Despite reports to the contrary, I do not have the plague.
I also don't seem to have a bacterial infection.
Nope, what I have, ladies and gentlemen, is asthma.
Now, this is not exactly news. I was given this diagnosis when I was...twelve? thirteen? Anyway, a while ago. My horrible allergist told me to get rid of my cats and that I was going to have to have shots and when I told him I was afraid of needles, he said "You should be afraid of not being able to breathe." Uh, yeah, thanks, that helps. As you might imagine, I refused to ever see him again, and what were my parents going to do, drag me?
Aside from some minor inconvenience in grade school gym, asthma has not been a big deal in my life.

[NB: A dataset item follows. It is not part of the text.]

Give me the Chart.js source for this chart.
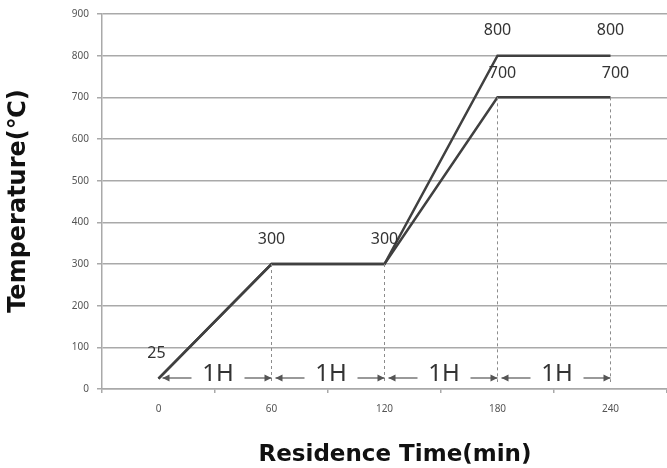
<!DOCTYPE html>
<html>
<head>
<meta charset="utf-8">
<script src="https://cdn.jsdelivr.net/npm/chart.js@4"></script>
<style>
  html, body { margin: 0; padding: 0; background: #fff; }
  #wrap { width: 667px; height: 468px; }
</style>
</head>
<body>
<div id="wrap"><canvas id="chart" width="667" height="468"></canvas></div>
<script>
// Data
const timeLabels = ['0', '60', '120', '180', '240'];
const temp800 = [25, 300, 300, 800, 800];
const temp700 = [25, 300, 300, 700, 700];
const yTicks = [0, 100, 200, 300, 400, 500, 600, 700, 800, 900];
const stepLabel = '1H';

const LINE = '#404040';
const GRID = '#a9a9a9';

// value labels above points, dashed drop lines, 1H arrows, axis titles
const annotate = {
    id: 'annotate',
    afterDatasetsDraw(chart) {
        const ctx = chart.ctx;
        const x = chart.scales.x, y = chart.scales.y;
        const base = y.getPixelForValue(0);
        const rowY = base - 11;

        ctx.save();
        // dashed drop lines from each plateau point
        ctx.strokeStyle = '#8c8c8c';
        ctx.lineWidth = 1;
        ctx.setLineDash([3, 3]);
        for (let i = 1; i < timeLabels.length; i++) {
            const px = x.getPixelForValue(i);
            const top = y.getPixelForValue(Math.min(temp800[i], temp700[i]));
            ctx.beginPath();
            ctx.moveTo(px, top);
            ctx.lineTo(px, rowY + 4);
            ctx.stroke();
        }
        ctx.setLineDash([]);

        // value labels
        ctx.fillStyle = '#333';
        ctx.font = '16px "Noto Sans", sans-serif';
        ctx.textAlign = 'center';
        ctx.textBaseline = 'middle';
        temp800.forEach((v, i) => {
            const dx = i === 0 ? -2 : 0;
            ctx.fillText(String(v), x.getPixelForValue(i) + dx, y.getPixelForValue(v) - 25);
        });
        temp700.forEach((v, i) => {
            if (v === temp800[i]) return;
            ctx.fillText(String(v), x.getPixelForValue(i) + 5, y.getPixelForValue(v) - 24);
        });

        // 1H arrows between consecutive times
        const arrow = (x1, x2) => {
            ctx.beginPath();
            ctx.moveTo(x1, rowY);
            ctx.lineTo(x2, rowY);
            ctx.stroke();
            const d = x2 > x1 ? -1 : 1;
            ctx.beginPath();
            ctx.moveTo(x2, rowY);
            ctx.lineTo(x2 + d * 7, rowY - 3.5);
            ctx.lineTo(x2 + d * 7, rowY + 3.5);
            ctx.closePath();
            ctx.fill();
        };
        ctx.strokeStyle = '#555';
        ctx.fillStyle = '#555';
        ctx.lineWidth = 1.2;
        for (let i = 0; i < timeLabels.length - 1; i++) {
            const a = x.getPixelForValue(i), b = x.getPixelForValue(i + 1);
            arrow(a + 33, a + 4);
            arrow(b - 27, b);
        }
        ctx.fillStyle = '#333';
        ctx.font = '24px "Noto Sans", sans-serif';
        for (let i = 0; i < timeLabels.length - 1; i++) {
            const a = x.getPixelForValue(i), b = x.getPixelForValue(i + 1);
            ctx.fillText(stepLabel, (a + b) / 2 + 3, rowY - 4);
        }

        // axis titles
        ctx.fillStyle = '#111';
        ctx.font = 'bold 23px "DejaVu Sans", sans-serif';
        ctx.fillText('Residence Time(min)', 395, 455);
        ctx.translate(19, 201);
        ctx.rotate(-Math.PI / 2);
        ctx.font = 'bold 24px "DejaVu Sans", sans-serif';
        ctx.fillText('Temperature(℃)', 0, 0);
        ctx.restore();
    }
};

new Chart(document.getElementById('chart'), {
    type: 'line',
    data: {
        labels: timeLabels,
        datasets: [
            { data: temp800, borderColor: LINE, borderWidth: 2.5, pointRadius: 0, tension: 0 },
            { data: temp700, borderColor: LINE, borderWidth: 2.5, pointRadius: 0, tension: 0 }
        ]
    },
    options: {
        responsive: false,
        animation: false,
        layout: { padding: { top: 12, right: 0, left: 0, bottom: 0 } },
        plugins: { legend: { display: false }, tooltip: { enabled: false } },
        scales: {
            x: {
                type: 'category',
                offset: true,
                afterFit: s => { s.height = 79; },
                grid: { offset: true, drawOnChartArea: false, tickLength: 4, color: GRID, lineWidth: 1.5 },
                border: { color: GRID, width: 1.5 },
                ticks: { color: '#555', font: { family: 'Noto Sans', size: 10 }, padding: 10, maxRotation: 0 }
            },
            y: {
                min: 0,
                max: 900,
                afterFit: s => { s.width = 102; },
                afterBuildTicks: s => { s.ticks = yTicks.map(v => ({ value: v })); },
                grid: { color: GRID, lineWidth: 1.5, tickLength: 5 },
                border: { color: GRID, width: 1.5 },
                ticks: { color: '#555', font: { family: 'Noto Sans', size: 10 }, padding: 8 }
            }
        }
    },
    plugins: [annotate]
});
</script>
</body>
</html>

I haven't had an inhaler in at least ten years, and I've never missed it. Ventolin gave me the shakes and made my heart race, and it tasted like rubbing alcohol. Bleah. But I've been home and out of breath and tired for going on a week now, and when the doctor prescribed it for me again, I went and filled my prescription.
They've changed the propellant so that it doesn't destroy the ozone layer anymore, and they've changed the cap at the end so that it took me a minute to figure out how to get it off, but it still tastes like rubbing alcohol. Hooray for the little things you can always count on.

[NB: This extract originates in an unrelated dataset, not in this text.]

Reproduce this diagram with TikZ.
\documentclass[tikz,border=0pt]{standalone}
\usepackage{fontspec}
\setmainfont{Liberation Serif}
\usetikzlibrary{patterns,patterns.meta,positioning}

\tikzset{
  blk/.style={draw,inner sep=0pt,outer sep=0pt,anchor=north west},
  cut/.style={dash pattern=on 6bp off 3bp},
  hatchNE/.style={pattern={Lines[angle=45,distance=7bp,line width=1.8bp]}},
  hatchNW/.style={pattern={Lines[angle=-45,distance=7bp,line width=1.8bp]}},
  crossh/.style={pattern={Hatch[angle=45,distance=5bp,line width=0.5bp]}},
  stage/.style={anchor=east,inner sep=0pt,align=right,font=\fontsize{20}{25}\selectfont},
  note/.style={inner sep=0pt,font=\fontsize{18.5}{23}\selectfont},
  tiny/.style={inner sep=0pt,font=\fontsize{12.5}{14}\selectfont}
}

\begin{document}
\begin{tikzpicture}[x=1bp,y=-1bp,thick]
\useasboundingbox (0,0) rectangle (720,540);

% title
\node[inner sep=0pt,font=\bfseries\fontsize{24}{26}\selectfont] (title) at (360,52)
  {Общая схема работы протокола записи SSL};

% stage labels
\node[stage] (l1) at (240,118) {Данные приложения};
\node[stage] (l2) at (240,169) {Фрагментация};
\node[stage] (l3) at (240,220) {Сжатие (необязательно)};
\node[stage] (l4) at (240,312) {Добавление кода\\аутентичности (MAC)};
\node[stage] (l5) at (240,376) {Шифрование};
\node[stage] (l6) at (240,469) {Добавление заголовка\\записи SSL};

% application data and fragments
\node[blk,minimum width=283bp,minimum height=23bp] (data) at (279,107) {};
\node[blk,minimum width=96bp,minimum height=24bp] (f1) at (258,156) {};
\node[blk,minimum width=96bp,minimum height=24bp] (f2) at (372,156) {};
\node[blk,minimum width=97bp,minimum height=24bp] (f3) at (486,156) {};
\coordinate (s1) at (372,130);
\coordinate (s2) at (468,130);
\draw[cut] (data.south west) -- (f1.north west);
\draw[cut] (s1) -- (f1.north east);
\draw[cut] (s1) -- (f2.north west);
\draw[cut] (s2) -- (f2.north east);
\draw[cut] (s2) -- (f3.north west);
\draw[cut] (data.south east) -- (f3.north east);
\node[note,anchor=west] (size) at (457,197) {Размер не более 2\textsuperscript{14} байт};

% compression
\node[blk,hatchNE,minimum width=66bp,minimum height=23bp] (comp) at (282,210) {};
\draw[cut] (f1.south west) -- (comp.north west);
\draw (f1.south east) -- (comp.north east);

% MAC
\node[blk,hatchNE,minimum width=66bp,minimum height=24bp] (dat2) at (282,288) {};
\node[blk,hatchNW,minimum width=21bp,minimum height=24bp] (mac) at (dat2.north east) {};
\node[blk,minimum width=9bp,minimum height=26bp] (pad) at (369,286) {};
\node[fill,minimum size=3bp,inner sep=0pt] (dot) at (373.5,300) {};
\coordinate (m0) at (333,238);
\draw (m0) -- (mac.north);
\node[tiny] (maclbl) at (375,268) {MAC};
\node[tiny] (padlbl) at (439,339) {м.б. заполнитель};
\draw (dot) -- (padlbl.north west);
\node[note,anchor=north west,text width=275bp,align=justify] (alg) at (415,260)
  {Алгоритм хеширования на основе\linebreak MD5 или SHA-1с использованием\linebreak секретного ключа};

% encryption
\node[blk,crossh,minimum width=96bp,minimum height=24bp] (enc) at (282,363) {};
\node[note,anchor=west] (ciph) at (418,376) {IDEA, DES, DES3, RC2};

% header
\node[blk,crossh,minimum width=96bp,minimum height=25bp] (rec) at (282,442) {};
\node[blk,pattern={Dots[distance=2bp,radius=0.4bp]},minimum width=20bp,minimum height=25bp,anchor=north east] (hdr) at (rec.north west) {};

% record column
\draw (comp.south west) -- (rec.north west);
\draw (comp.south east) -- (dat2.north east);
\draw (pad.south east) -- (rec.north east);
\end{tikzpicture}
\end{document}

I feel pretty crappy, and I don't like having a stupid inhaler. No one does. It's just that I had gotten to the point where I told doctors about it when they asked, but I was starting to think that they'd been wrong, and what I had was an allergic reaction to volleyball.
I suppose it's one more thing I can claim to need a toolbelt for at work. Do you suppose they'd let me wear a holster?